PG&E has been aggressively cutting down trees as part of its attempt to mitigate wildfire risk, but those efforts may be creating their own risks. Previously, PG&E has been accused of just focusing numeric targets over effective vegetation management. This situation is reminiscent of how the utilities pursued energy efficiency prior to 2013 with a seemingly single-minded focus on compact fluorescent lights (CFLs). And that focus did not end well, including leading to both environmental degradation and unearned incentives for utilities.

CFLs represented about 20% of the residential energy efficiency program spending in 2009. CFLs were easy for the utilities–they just delivered steeply discounted, or even free, CFLs to stores and they got to count each bulb as an “energy savings.” By 2013, the CPUC ordered the utilities to ramp down spending on CFLs as a new cost-effective technology emerged (LEDs) and the problem of disposing of mercury in the ballasts of CFLs became apparent. But more importantly, it turned out that CFLs were just sitting in closets, creating much fewer savings than estimated. (It didn’t help that CFLs turned out to have a much shorter life than initially estimated as well.) Even so, the utilities were able claim incentives from the California Public Utilities Commission. Ultimately, it became apparent that CFLs were largely a mistake in the state’s energy efficiency portfolio.

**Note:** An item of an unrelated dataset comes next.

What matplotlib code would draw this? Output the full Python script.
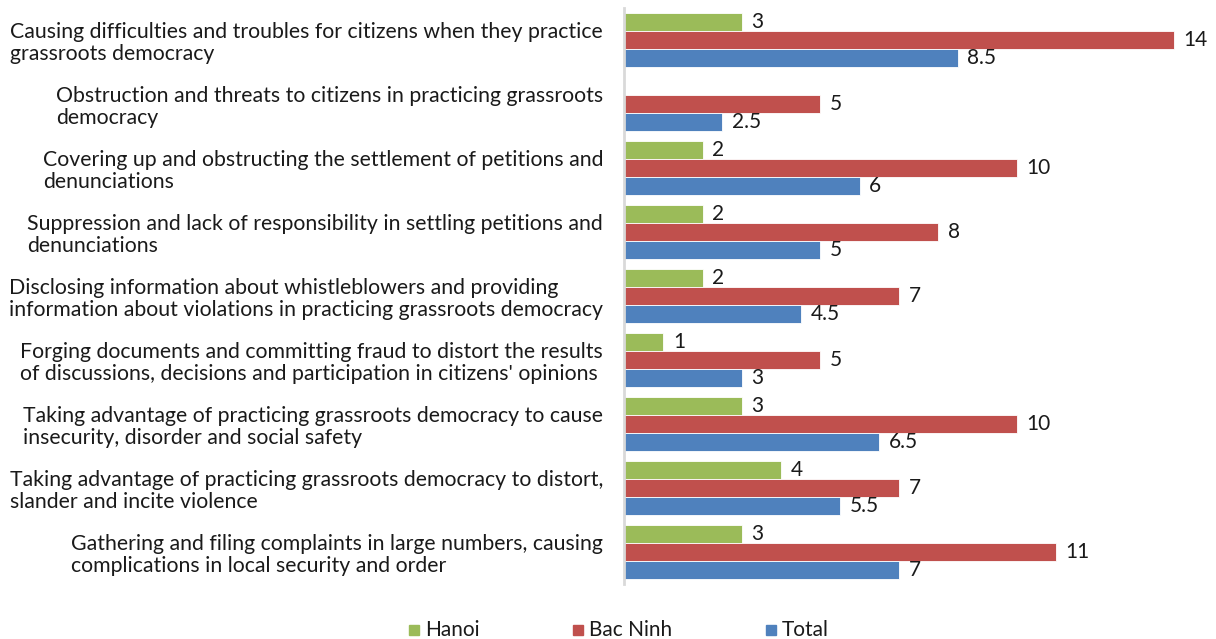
import matplotlib
matplotlib.use("Agg")
import matplotlib.pyplot as plt
import numpy as np
from matplotlib.patches import Rectangle

plt.rcParams['font.family'] = ['Lato', 'DejaVu Sans']

categories = [
    "Causing difficulties and troubles for citizens when they practice\ngrassroots democracy",
    "Obstruction and threats to citizens in practicing grassroots\ndemocracy",
    "Covering up and obstructing the settlement of petitions and\ndenunciations",
    "Suppression and lack of responsibility in settling petitions and\ndenunciations",
    "Disclosing information about whistleblowers and providing\ninformation about violations in practicing grassroots democracy",
    "Forging documents and committing fraud to distort the results\nof discussions, decisions and participation in citizens' opinions",
    "Taking advantage of practicing grassroots democracy to cause\ninsecurity, disorder and social safety",
    "Taking advantage of practicing grassroots democracy to distort,\nslander and incite violence",
    "Gathering and filing complaints in large numbers, causing\ncomplications in local security and order",
]
hanoi = [3, 0, 2, 2, 2, 1, 3, 4, 3]
bac_ninh = [14, 5, 10, 8, 7, 5, 10, 7, 11]
total = [8.5, 2.5, 6, 5, 4.5, 3, 6.5, 5.5, 7]
series_names = ["Hanoi", "Bac Ninh", "Total"]
colors = ["#9BBB59", "#C0504D", "#4F81BD"]

fig = plt.figure(figsize=(12.16, 6.39), dpi=100)
ax = fig.add_axes([624 / 1216, 55 / 639, 589 / 1216, 576 / 639])

n = len(categories)
y = np.arange(n)
h = 0.28
fs = 15

for i, (vals, col) in enumerate(zip([hanoi, bac_ninh, total], colors)):
    pos = y + (i - 1) * h
    bars = ax.barh(pos, vals, height=h, color=col, edgecolor="white", linewidth=0.6)
    labels = [("%g" % v) if v else "" for v in vals]
    ax.bar_label(bars, labels=labels, padding=7, fontsize=fs, color="#1a1a1a")

ax.set_yticks(y)
ax.set_yticklabels(categories, fontsize=15.3, color="#1a1a1a", multialignment="left",
                   linespacing=1.1)
ax.tick_params(axis="y", length=0, pad=15)
ax.set_ylim(n - 0.5, -0.5)
ax.set_xlim(0, 15)
ax.set_xticks([])
for s in ["top", "right", "bottom"]:
    ax.spines[s].set_visible(False)
ax.spines["left"].set_color("#d9d9d9")
ax.spines["left"].set_linewidth(2)

# legend drawn as square swatches with text along the bottom
legend_x = [409, 573, 766]
for name, col, xpx in zip(series_names, colors, legend_x):
    fig.add_artist(Rectangle((xpx / 1216, (639 - 635) / 639), 10 / 1216, 10 / 639,
                             transform=fig.transFigure, color=col))
    fig.text((xpx + 16) / 1216, (639 - 630) / 639, name, fontsize=fs, color="#1a1a1a",
             ha="left", va="center")

fig.savefig("out.png", dpi=100)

Vegetation management seems to be the same “easy number counting” solution that the utilities, particularly PG&E, have adopted. The adverse consequences will be significant and it won’t solve the problem in the long. Its one advantage is that it allows the utilities to maintain their status quo position at the center of the utility network.

Other alternatives include system hardening such as undergrounding or building microgrids in rural communities to allow utilities to deenergize the grid while maintaining local power. The latter option appears to be the most cost effective solution, but it is also the most threatening to the current position of the incumbent utility by giving customers more independence.